Dutch Limit Derivative Sales to Social Housing in Wake of Losses
The Netherlands placed greater restrictions on banks’ derivative sales to affordable-housing providers after Stichting Vestia Groep unwound billions of euros of soured interest-rate swaps at a loss this year.
Housing associations will only be permitted to purchase so- called payer swaps and interest-rate caps from Oct. 1, Interior Minister Liesbeth Spies said in a statement on the ministry’s website today. They can only buy derivatives from banks that agree to consider them non-professional investors, she said.
Vestia, which owns 89,000 homes and is based in Rotterdam, lost 1.3 billion euros ($1.6 billion) of collateral as part of a deal reached in June to unwind derivatives and repay 700 million euros to nine banks, including Citigroup Inc. (C) and Deutsche Bank AG. (DBK) The agreement stopped the organization from having to post more collateral if interest rates kept falling.
Spies “wants to prevent corporations taking irresponsible risks in future,” according to the statement. “Vestia struggled with big liquidity issues as it had to add collateral to the bank because of dropping interest rates. It also speculated with complex derivative products.”
The Netherlands has about 400 housing organizations, of which 162, excluding Vestia, had 17.9 billion euros in derivative contracts as of Dec. 31, a supervisory body said on June 4. That compared with lending of 62.2 billion euros. Vestia alone had amassed interest-rate swaps with a value of 22 billion euros, compared with 6.1 billion euros of loans, the organization said in February.
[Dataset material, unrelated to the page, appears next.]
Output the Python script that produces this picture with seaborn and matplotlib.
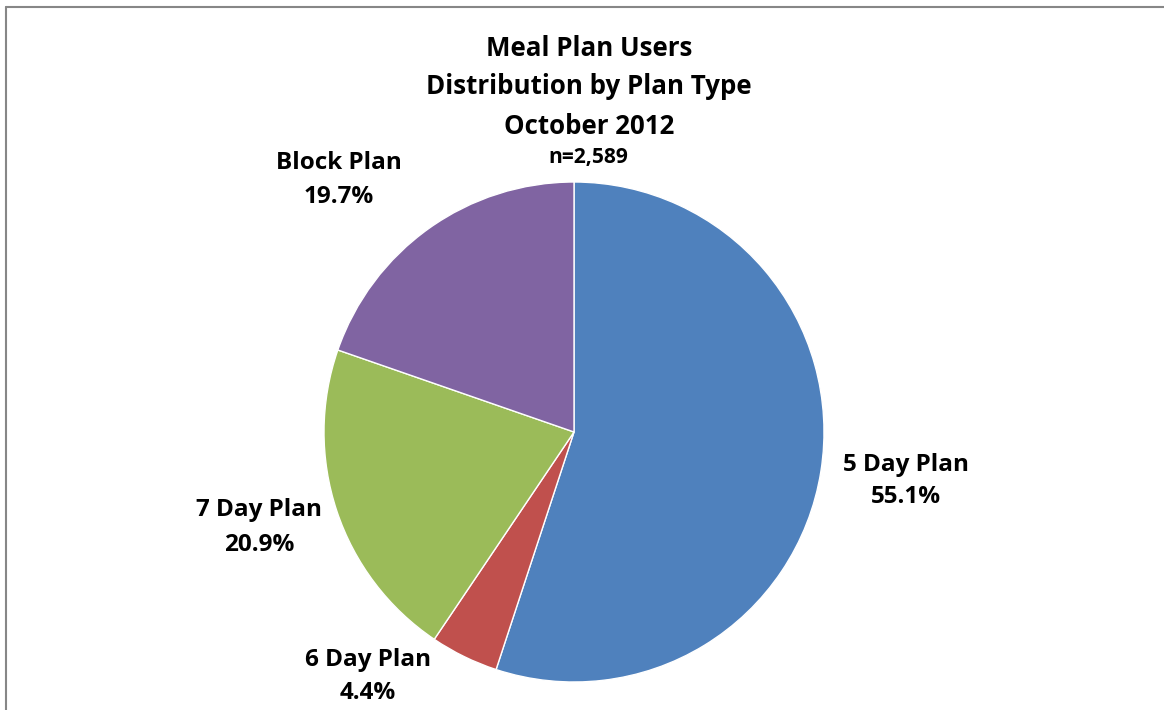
import matplotlib
matplotlib.use("Agg")
import matplotlib.pyplot as plt
import seaborn as sns
from matplotlib.lines import Line2D

# Meal plan users by plan type, October 2012
plans = ["5 Day Plan", "6 Day Plan", "7 Day Plan", "Block Plan"]
shares = [55.1, 4.4, 20.9, 19.7]
total_users = "2,589"
title_lines = ["Meal Plan Users", "Distribution by Plan Type", "October 2012"]

sns.set_theme(style="white")
plt.rcParams["font.family"] = ["Open Sans", "DejaVu Sans"]

colors = sns.color_palette(["#4F81BD", "#C0504D", "#9BBB59", "#8064A2"])

W, H = 1164, 710
fig = plt.figure(figsize=(W / 100, H / 100), dpi=100)
ax = fig.add_axes([0, 0, 1, 1])

cx, cy, r = 574, H - 432, 250
ax.pie(shares, colors=colors, startangle=90, counterclock=False,
       center=(cx, cy), radius=r,
       wedgeprops=dict(edgecolor="white", linewidth=1))
ax.set_xlim(0, W)
ax.set_ylim(0, H)
ax.set_aspect("auto")
ax.axis("off")

renderer = fig.canvas.get_renderer()


def size_for_width(text, width_px, base=14):
    """Font size at which a bold line of text spans width_px pixels."""
    probe = ax.text(0, 0, text, fontsize=base, fontweight="bold")
    w = probe.get_window_extent(renderer).width
    probe.remove()
    return base * width_px / w


title_size = size_for_width(title_lines[1], 326)
label_size = size_for_width(plans[0], 127)
n_size = size_for_width(f"n={total_users}", 80)

# title block (pixel rows measured from the top)
for line, y in zip(title_lines, [48, 87, 127]):
    ax.text(589, H - y, line, ha="center", va="center", fontsize=title_size,
            fontweight="bold", color="black")
ax.text(588, H - 158, f"n={total_users}", ha="center", va="center",
        fontsize=n_size, fontweight="bold", color="black")

# category labels: name on one row, share on the next
label_pos = [(906, 465, 497), (368, 660, 693), (259, 510, 545), (339, 163, 197)]
for name, pct, (lx, y1, y2) in zip(plans, shares, label_pos):
    ax.text(lx, H - y1, name, ha="center", va="center",
            fontsize=label_size, fontweight="bold", color="black")
    ax.text(lx, H - y2, f"{pct:.1f}%", ha="center", va="center",
            fontsize=label_size, fontweight="bold", color="black")

# chart area frame along the top and left edges
fig.add_artist(Line2D([6 / W, 6 / W], [0, 1 - 7 / H], transform=fig.transFigure,
                      color="#878787", linewidth=1.5))
fig.add_artist(Line2D([6 / W, 1], [1 - 7 / H, 1 - 7 / H], transform=fig.transFigure,
                      color="#878787", linewidth=1.5))

fig.savefig("out.png", dpi=100, facecolor="white")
Housing organizations using derivatives will be forced to maintain a buffer that allows them to handle an interest-rate drop of two percentage points, Spies said.
Payer swaps, contracts in which a housing firm pays a fixed rate on loan while receiving a variable rate, will be capped at a duration of 10 years, Spies said. Interest-rate caps provide insurance that limits interest payments to a certain maximum.